ナラティヴセラピーでは、カウンセラーはクライエントの人生について何の知識も持っていない、クライエントから教えてもらうという「無知の姿勢」で話を聴くことが前提になります。

クライエントに敬意を払う姿勢が対等な関係をつくることに近づくことができるとされていますし、その際にカウンセラーは、対等な関係で会話ができるように配慮することが大事です。

そのような関係の会話のなかで、クライエントが問題とすることに、クライエント自身が新しい意味や見方が生み出されるようにカウンセラーは面接の場をつくっていきます。

カウンセラーとクライエントが平等で公平と感じられる関係性の時の方が、より新しい意味や見方を生み出すことができるという考えがあるわけですね。

ナラティブ・セラピーでは、ドミナントストーリーという、悩んでいる人が思い込んでいる物語、 多くは自分に対して否定的なものであり、悩んでいる人はその物語に支配されて(ドミナント)、変えることができないと信じ込んでいるストーリーから離れ、オルタナティブ・ストーリー(代わりの物語)の構築を目指していきます。

問題には複数の物語があるにも関わらず、社会の中では「支配的な物語(ドミナント・ストーリー)」があり、それに基づいた言い回しに溢れています。

この言い回しは、その人の人格を要約してしまう傾向にあり、その「ひとくくりにする描写」が蔓延することで、クライエントはそれを人から言われるだけに留まらず、自分自身に対する描写として用いるようになってしまいます。

このような流れから、クライエントは問題を「内在化」するとナラティブ・セラピーでは捉えます。

ナラティヴ・セラピーでは、人を問題とすること自体が問題であると考え、問題を持っているクライエントは、その問題に困らされているとみます。

そこでナラティブ・セラピーでは、自分の一部となってしまっている問題をその人から切り離し(問題の外在化)、その問題自体をしっかり見つめていくことができるようにしていきます。
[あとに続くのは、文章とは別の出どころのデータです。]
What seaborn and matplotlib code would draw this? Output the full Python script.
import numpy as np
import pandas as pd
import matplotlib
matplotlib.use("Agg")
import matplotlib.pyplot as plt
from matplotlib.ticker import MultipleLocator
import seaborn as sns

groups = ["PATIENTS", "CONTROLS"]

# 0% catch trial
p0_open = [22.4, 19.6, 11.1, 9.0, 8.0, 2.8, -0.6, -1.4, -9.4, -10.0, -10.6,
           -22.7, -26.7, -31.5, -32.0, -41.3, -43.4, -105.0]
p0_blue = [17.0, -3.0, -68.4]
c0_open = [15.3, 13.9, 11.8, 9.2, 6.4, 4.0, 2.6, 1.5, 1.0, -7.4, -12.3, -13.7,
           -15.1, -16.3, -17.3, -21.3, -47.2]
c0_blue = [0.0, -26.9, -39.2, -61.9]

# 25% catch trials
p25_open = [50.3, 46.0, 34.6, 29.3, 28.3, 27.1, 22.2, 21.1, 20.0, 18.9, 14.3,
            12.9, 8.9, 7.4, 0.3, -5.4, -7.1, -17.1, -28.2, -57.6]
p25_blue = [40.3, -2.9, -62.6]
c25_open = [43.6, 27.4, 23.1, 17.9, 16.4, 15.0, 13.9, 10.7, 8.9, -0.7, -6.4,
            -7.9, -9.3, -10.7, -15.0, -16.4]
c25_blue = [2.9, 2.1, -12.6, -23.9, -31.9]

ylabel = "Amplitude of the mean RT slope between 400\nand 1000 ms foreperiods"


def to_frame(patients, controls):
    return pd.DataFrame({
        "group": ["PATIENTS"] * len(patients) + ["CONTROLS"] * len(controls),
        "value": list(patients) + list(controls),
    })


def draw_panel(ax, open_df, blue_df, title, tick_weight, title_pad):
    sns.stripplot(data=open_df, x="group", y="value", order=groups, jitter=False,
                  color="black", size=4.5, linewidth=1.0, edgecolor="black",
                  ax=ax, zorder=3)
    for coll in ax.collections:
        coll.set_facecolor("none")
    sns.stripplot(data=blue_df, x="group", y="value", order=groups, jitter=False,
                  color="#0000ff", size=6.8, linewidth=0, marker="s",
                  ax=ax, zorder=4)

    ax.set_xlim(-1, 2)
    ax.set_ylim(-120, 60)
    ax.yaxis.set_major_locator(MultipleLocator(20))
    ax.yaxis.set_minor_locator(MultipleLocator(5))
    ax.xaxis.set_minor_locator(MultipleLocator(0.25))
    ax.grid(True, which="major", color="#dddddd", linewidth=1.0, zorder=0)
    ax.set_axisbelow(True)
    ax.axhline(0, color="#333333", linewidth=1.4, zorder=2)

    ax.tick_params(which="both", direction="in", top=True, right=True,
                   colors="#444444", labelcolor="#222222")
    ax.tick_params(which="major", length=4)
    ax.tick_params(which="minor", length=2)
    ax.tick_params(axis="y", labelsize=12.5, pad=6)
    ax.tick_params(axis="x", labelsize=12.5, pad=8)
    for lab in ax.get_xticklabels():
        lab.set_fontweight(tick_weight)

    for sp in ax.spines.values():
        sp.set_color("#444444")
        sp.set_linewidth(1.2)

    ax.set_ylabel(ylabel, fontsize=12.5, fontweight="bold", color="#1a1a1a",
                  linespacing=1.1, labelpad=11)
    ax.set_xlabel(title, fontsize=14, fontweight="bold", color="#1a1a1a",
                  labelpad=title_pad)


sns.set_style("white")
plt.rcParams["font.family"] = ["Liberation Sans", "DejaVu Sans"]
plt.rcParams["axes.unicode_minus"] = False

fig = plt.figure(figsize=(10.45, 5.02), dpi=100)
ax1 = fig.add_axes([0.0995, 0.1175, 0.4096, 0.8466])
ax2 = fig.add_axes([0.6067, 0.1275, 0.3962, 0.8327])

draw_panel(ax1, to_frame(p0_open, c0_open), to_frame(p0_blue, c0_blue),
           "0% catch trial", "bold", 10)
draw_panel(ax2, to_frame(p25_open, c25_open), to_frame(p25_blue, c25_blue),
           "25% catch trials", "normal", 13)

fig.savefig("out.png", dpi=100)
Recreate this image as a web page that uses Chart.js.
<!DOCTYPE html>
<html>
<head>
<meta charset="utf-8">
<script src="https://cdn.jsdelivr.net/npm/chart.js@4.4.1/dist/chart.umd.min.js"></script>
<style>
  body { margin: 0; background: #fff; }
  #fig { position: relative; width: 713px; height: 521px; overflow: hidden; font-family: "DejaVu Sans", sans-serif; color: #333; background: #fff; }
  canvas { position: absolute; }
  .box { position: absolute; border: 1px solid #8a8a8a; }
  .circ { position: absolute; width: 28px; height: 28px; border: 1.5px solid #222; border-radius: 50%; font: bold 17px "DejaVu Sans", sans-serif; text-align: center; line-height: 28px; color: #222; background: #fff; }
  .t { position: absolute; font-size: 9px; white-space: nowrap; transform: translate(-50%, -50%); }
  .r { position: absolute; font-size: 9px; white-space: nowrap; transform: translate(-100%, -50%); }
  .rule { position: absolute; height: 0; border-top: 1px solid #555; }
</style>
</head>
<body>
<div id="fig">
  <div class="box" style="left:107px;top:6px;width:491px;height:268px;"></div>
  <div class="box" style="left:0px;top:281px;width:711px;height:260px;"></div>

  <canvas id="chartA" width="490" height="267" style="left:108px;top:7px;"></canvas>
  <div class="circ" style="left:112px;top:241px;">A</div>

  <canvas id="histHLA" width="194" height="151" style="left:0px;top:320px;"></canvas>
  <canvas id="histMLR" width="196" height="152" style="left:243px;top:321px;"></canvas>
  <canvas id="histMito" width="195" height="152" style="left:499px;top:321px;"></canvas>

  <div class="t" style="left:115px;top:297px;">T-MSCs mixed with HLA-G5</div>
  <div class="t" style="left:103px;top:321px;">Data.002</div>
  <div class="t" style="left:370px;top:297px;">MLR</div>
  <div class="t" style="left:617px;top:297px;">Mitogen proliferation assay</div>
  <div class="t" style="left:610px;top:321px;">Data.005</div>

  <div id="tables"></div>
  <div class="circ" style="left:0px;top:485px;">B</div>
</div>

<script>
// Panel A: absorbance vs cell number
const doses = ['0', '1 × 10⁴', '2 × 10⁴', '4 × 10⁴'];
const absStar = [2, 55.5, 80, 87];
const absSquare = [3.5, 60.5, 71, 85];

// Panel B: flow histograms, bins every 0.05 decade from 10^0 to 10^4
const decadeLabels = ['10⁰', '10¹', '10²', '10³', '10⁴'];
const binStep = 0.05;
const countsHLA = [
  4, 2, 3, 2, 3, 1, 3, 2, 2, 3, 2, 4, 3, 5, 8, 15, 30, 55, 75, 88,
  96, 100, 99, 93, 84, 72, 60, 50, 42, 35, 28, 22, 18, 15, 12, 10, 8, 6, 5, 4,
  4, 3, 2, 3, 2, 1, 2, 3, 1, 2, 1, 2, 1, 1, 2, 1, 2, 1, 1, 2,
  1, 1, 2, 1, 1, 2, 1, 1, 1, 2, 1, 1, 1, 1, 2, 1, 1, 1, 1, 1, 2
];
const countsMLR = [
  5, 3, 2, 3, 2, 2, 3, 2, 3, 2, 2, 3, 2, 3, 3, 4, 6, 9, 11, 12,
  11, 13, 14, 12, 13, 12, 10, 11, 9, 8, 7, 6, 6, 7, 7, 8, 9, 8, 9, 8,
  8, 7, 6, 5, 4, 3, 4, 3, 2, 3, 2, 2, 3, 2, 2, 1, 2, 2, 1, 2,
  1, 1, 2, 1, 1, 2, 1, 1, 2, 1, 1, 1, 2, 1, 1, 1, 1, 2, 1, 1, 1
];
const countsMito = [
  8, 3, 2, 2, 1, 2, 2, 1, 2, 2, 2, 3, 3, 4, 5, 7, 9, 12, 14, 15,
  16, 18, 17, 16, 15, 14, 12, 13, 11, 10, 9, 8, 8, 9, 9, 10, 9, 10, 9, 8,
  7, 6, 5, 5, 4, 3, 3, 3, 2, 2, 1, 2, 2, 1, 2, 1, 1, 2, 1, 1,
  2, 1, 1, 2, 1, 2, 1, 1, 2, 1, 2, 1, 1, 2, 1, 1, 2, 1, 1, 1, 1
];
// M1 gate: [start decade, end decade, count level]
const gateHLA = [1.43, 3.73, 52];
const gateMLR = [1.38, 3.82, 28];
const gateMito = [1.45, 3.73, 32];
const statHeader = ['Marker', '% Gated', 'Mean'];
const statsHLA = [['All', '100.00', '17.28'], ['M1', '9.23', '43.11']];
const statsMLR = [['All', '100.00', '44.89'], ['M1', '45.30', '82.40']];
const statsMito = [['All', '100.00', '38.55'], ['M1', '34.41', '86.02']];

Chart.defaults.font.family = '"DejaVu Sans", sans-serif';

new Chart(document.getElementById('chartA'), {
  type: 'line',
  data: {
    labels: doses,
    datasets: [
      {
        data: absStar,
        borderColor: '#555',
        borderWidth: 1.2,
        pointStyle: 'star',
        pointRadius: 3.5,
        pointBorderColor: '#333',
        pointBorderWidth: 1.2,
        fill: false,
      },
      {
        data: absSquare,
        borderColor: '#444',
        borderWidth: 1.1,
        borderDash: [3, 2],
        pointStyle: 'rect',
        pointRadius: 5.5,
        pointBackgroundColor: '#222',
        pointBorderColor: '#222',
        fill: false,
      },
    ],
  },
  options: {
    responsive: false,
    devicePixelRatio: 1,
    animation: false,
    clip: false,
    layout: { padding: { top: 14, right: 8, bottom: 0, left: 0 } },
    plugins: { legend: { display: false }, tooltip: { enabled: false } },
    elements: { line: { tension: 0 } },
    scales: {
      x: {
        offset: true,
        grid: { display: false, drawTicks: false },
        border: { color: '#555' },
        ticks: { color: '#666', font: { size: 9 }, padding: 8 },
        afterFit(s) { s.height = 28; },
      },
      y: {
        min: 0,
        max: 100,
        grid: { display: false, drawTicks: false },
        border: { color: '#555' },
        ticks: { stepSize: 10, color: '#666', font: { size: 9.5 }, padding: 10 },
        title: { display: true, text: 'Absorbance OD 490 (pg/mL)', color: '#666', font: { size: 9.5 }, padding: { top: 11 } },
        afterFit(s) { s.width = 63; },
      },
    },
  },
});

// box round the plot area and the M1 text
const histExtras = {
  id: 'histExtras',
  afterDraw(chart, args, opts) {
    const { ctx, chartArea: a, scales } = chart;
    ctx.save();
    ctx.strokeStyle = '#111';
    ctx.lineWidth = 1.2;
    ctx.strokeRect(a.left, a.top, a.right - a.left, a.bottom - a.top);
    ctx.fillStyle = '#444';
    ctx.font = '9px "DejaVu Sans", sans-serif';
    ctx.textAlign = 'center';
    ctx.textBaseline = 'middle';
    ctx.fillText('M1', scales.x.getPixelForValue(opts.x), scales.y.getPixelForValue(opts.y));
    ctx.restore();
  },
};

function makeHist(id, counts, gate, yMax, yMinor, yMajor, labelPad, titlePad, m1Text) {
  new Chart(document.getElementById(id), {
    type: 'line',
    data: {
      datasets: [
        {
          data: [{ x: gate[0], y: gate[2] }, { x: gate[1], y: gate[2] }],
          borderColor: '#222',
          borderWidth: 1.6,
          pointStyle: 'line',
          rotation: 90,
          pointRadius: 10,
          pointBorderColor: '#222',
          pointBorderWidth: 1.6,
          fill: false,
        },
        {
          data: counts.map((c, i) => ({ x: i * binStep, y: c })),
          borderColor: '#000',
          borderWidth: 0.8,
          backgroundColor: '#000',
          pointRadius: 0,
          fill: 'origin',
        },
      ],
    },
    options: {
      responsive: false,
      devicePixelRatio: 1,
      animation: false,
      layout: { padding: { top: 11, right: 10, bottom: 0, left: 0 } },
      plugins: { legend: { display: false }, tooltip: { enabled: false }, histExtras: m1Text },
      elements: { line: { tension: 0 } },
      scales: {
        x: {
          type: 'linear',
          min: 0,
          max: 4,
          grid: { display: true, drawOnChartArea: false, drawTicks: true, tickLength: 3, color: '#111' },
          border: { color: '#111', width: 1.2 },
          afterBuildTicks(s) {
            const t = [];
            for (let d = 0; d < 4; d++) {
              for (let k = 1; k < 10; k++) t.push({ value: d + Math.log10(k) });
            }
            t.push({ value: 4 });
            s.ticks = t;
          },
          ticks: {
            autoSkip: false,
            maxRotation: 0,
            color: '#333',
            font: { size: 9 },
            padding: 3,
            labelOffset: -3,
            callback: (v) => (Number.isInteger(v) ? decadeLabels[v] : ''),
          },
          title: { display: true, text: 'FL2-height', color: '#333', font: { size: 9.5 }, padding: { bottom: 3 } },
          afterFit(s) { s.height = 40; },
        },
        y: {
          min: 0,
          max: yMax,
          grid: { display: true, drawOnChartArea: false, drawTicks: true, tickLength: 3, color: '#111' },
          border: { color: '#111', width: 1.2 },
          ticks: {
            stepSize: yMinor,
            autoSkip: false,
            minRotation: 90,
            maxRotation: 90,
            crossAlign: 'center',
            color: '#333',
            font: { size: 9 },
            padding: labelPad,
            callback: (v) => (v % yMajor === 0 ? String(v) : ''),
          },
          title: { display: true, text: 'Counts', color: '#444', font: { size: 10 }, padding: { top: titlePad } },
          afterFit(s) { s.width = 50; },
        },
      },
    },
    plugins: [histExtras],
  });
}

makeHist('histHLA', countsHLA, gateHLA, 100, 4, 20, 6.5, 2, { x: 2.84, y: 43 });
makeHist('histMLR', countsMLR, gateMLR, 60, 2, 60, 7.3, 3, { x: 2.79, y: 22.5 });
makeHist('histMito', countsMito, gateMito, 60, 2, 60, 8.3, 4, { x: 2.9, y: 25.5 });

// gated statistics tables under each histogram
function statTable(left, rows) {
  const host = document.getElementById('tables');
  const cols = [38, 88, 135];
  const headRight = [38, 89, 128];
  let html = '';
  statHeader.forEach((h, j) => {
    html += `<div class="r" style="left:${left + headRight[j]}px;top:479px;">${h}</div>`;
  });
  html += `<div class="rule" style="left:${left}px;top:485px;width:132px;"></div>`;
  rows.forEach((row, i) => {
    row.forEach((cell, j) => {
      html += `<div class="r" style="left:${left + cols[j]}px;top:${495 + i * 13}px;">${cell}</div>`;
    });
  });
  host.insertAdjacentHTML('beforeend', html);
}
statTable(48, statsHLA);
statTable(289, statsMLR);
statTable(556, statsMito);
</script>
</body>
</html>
こうした問題の外在化とは「人々にとって耐えがたい問題を、客観化または人格化するように人々を励ます、治療における一つのアプローチ。この過程において、問題は分離した単位となり、問題と見なされていた人や人間関係の外側に位置することになる。問題は、人々や人間関係の比較的固定された特徴と同様に生来のものと考えられているが、その固有性から解き放たれ、限定された意味を失っていく」という技法であると要約できます。

外在化の技法を使い、例えば、問題に名前をつけたりして、クライエント自身も名付けられた問題に苦しんでいるという物語にすることによって、クライエントと一緒に問題に取り組めるように会話を進めていくわけです。

ナラティヴセラピーでは、クライエントへの質問方法が大事になります。そのため、影響相対化質問法(relative influence questioning)という質問技法を用いています。

その技法には以下のような二つの質問方法があります。

  1. 外在化された問題が起きていない場合や気にならないような例外があれば、その出来事を見つけるような質問を行う。
  2. 外在化された問題が、どうして現在もクライエントを困らせているのかを考えるような質問を行う。

これらの質問を行うことで、問題に支配されていない良い時の状態(ユニークアウトカム)を見つけていきます。

こうした技法を用いつつ、ドミナント・ストーリーから、問題に支配されていないユニークな結果や問題と対立したり、葛藤したりした物語ではなく、そのような影響をうけていない物語や、これまでの物語に代わる物語(オルタナティヴ・ストーリー)をクライエントとの会話を通じて一緒に見出していきます。

ここまでの説明から、選択肢①の「クライエントへの質問を控える」は正しくなく、むしろ特徴的な質問をすることがナラティブ・セラピーの特徴とされていますね(こちらのサイトなどが詳しいですね)。

また、選択肢③の「「無知の姿勢」でクライエントに向き合う」こと、選択肢②の「クライエントの問題の外在化を図る」ということがナラティブ・セラピーの特徴であることは、上記で示した通りですね。

更に、選択肢④の「社会的通説で用いられる言語表現を意識して用いる」とありますが、こちらはドミナント・ストーリーの特徴であり、むしろ重要なのは、オルタナティブ・ストーリーの構築を目指すことですから、こうした言語表現を用いることは控えるものですし、選択肢⑤の「クライエントのドミナント・ストーリーの構築を促進する」も誤った内容であることがわかりますね。

以上より、選択肢①、選択肢④および選択肢⑤は不適切と判断でき、選択肢②および選択肢③が適切と判断できます。